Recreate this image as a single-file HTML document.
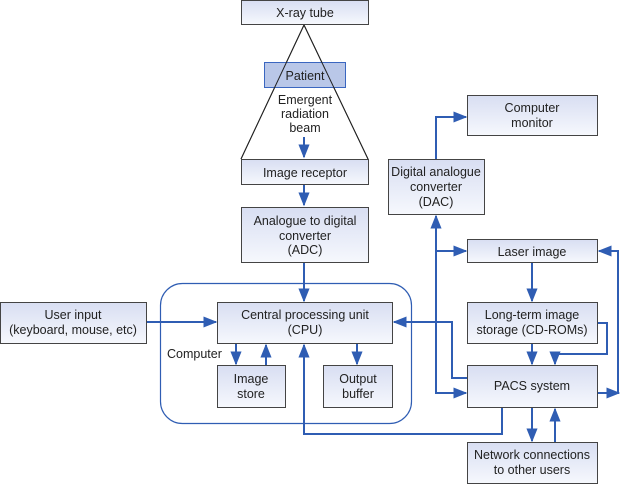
<!DOCTYPE html>
<html><head><style>
body{margin:0;background:#fff}
</style></head><body>
<svg width="620" height="484" viewBox="0 0 620 484" xmlns="http://www.w3.org/2000/svg" font-family="Liberation Sans, sans-serif" font-size="12.5" fill="#222">
<defs>
<linearGradient id="g" x1="0" y1="0" x2="0" y2="1"><stop offset="0" stop-color="#d8def2"/><stop offset="1" stop-color="#f6f8fd"/></linearGradient>
<marker id="a" viewBox="0 0 10 10" refX="9" refY="5" markerWidth="7" markerHeight="7" orient="auto"><path d="M0,1 L10,5 L0,9 Z" fill="#2f5db3"/></marker>
</defs>
<path d="M304,25 L241,159 M304,25 L368,159" stroke="#222" fill="none"/>
<rect x="160.5" y="283.5" width="251" height="140" rx="22" fill="none" stroke="#2f5db3" stroke-width="1.2"/>
<g stroke="#2f5db3" stroke-width="2" fill="none" marker-end="url(#a)">
<path d="M304,137 V157"/>
<path d="M304,185 V205"/>
<path d="M304,263 V301"/>
<path d="M146,322 H216"/>
<path d="M236,344 V364"/>
<path d="M266,365 V345"/>
<path d="M357,344 V364"/>
<path d="M502,408 V434 H304 V345"/>
<path d="M467,378 H452 V322 H394"/>
<path d="M436,251 V216"/>
<path d="M436,159 V117 H466"/>
<path d="M436,251 H466"/>
<path d="M436,251 V393 H466"/>
<path d="M532,263 V301"/>
<path d="M532,344 V364"/>
<path d="M597,323 H607 V354 H555 V364"/>
<path d="M597,393 H619"/>
<path d="M618,393 V251 H599"/>
<path d="M532,408 V441"/>
<path d="M555,442 V409"/>
</g>
<g fill="url(#g)" stroke="#444" stroke-width="1">
<rect x="241.5" y="0.5" width="127" height="24"/>
<rect x="241.5" y="159.5" width="127" height="25"/>
<rect x="241.5" y="207.5" width="127" height="55"/>
<rect x="0.5" y="302.5" width="146" height="41"/>
<rect x="217.5" y="302.5" width="175" height="41"/>
<rect x="217.5" y="365.5" width="68" height="42"/>
<rect x="323.5" y="365.5" width="69" height="42"/>
<rect x="467.5" y="95.5" width="130" height="40"/>
<rect x="388.5" y="159.5" width="96" height="55"/>
<rect x="467.5" y="239.5" width="130" height="23"/>
<rect x="467.5" y="302.5" width="130" height="41"/>
<rect x="467.5" y="365.5" width="130" height="42"/>
<rect x="467.5" y="442.5" width="130" height="41"/>
</g>
<rect x="264.5" y="62.5" width="81" height="25" fill="#b9c7e8" stroke="#3a66c0"/>
<path d="M304,25 L241,159 M304,25 L368,159" stroke="#222" fill="none"/>
<g text-anchor="middle">
<text x="305" y="17">X-ray tube</text>
<text x="305" y="80">Patient</text>
<text x="305" y="104">Emergent</text>
<text x="305" y="118">radiation</text>
<text x="305" y="132">beam</text>
<text x="305" y="177">Image receptor</text>
<text x="305" y="225">Analogue to digital</text>
<text x="305" y="240">converter</text>
<text x="305" y="254">(ADC)</text>
<text x="73" y="319">User input</text>
<text x="73" y="334">(keyboard, mouse, etc)</text>
<text x="305" y="319">Central processing unit</text>
<text x="305" y="334">(CPU)</text>
<text x="251" y="383">Image</text>
<text x="251" y="398">store</text>
<text x="358" y="383">Output</text>
<text x="358" y="398">buffer</text>
<text x="532" y="112">Computer</text>
<text x="532" y="127">monitor</text>
<text x="436" y="176">Digital analogue</text>
<text x="436" y="191">converter</text>
<text x="436" y="206">(DAC)</text>
<text x="532" y="256">Laser image</text>
<text x="532" y="319">Long-term image</text>
<text x="532" y="334">storage (CD-ROMs)</text>
<text x="532" y="390">PACS system</text>
<text x="532" y="459">Network connections</text>
<text x="532" y="474">to other users</text>
</g>
<text x="167" y="358">Computer</text>
</svg>
</body></html>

============================================================

Exercise details -> Go through the data above and transcribe it in full, omitting any image.

Output of the task ->
Recreate this image as a single-file HTML document.
<!DOCTYPE html>
<html><head><style>
body{margin:0;background:#fff}
</style></head><body>
<svg width="620" height="484" viewBox="0 0 620 484" xmlns="http://www.w3.org/2000/svg" font-family="Liberation Sans, sans-serif" font-size="12.5" fill="#222">
<defs>
<linearGradient id="g" x1="0" y1="0" x2="0" y2="1"><stop offset="0" stop-color="#d8def2"/><stop offset="1" stop-color="#f6f8fd"/></linearGradient>
<marker id="a" viewBox="0 0 10 10" refX="9" refY="5" markerWidth="7" markerHeight="7" orient="auto"><path d="M0,1 L10,5 L0,9 Z" fill="#2f5db3"/></marker>
</defs>
<path d="M304,25 L241,159 M304,25 L368,159" stroke="#222" fill="none"/>
<rect x="160.5" y="283.5" width="251" height="140" rx="22" fill="none" stroke="#2f5db3" stroke-width="1.2"/>
<g stroke="#2f5db3" stroke-width="2" fill="none" marker-end="url(#a)">
<path d="M304,137 V157"/>
<path d="M304,185 V205"/>
<path d="M304,263 V301"/>
<path d="M146,322 H216"/>
<path d="M236,344 V364"/>
<path d="M266,365 V345"/>
<path d="M357,344 V364"/>
<path d="M502,408 V434 H304 V345"/>
<path d="M467,378 H452 V322 H394"/>
<path d="M436,251 V216"/>
<path d="M436,159 V117 H466"/>
<path d="M436,251 H466"/>
<path d="M436,251 V393 H466"/>
<path d="M532,263 V301"/>
<path d="M532,344 V364"/>
<path d="M597,323 H607 V354 H555 V364"/>
<path d="M597,393 H619"/>
<path d="M618,393 V251 H599"/>
<path d="M532,408 V441"/>
<path d="M555,442 V409"/>
</g>
<g fill="url(#g)" stroke="#444" stroke-width="1">
<rect x="241.5" y="0.5" width="127" height="24"/>
<rect x="241.5" y="159.5" width="127" height="25"/>
<rect x="241.5" y="207.5" width="127" height="55"/>
<rect x="0.5" y="302.5" width="146" height="41"/>
<rect x="217.5" y="302.5" width="175" height="41"/>
<rect x="217.5" y="365.5" width="68" height="42"/>
<rect x="323.5" y="365.5" width="69" height="42"/>
<rect x="467.5" y="95.5" width="130" height="40"/>
<rect x="388.5" y="159.5" width="96" height="55"/>
<rect x="467.5" y="239.5" width="130" height="23"/>
<rect x="467.5" y="302.5" width="130" height="41"/>
<rect x="467.5" y="365.5" width="130" height="42"/>
<rect x="467.5" y="442.5" width="130" height="41"/>
</g>
<rect x="264.5" y="62.5" width="81" height="25" fill="#b9c7e8" stroke="#3a66c0"/>
<path d="M304,25 L241,159 M304,25 L368,159" stroke="#222" fill="none"/>
<g text-anchor="middle">
<text x="305" y="17">X-ray tube</text>
<text x="305" y="80">Patient</text>
<text x="305" y="104">Emergent</text>
<text x="305" y="118">radiation</text>
<text x="305" y="132">beam</text>
<text x="305" y="177">Image receptor</text>
<text x="305" y="225">Analogue to digital</text>
<text x="305" y="240">converter</text>
<text x="305" y="254">(ADC)</text>
<text x="73" y="319">User input</text>
<text x="73" y="334">(keyboard, mouse, etc)</text>
<text x="305" y="319">Central processing unit</text>
<text x="305" y="334">(CPU)</text>
<text x="251" y="383">Image</text>
<text x="251" y="398">store</text>
<text x="358" y="383">Output</text>
<text x="358" y="398">buffer</text>
<text x="532" y="112">Computer</text>
<text x="532" y="127">monitor</text>
<text x="436" y="176">Digital analogue</text>
<text x="436" y="191">converter</text>
<text x="436" y="206">(DAC)</text>
<text x="532" y="256">Laser image</text>
<text x="532" y="319">Long-term image</text>
<text x="532" y="334">storage (CD-ROMs)</text>
<text x="532" y="390">PACS system</text>
<text x="532" y="459">Network connections</text>
<text x="532" y="474">to other users</text>
</g>
<text x="167" y="358">Computer</text>
</svg>
</body></html>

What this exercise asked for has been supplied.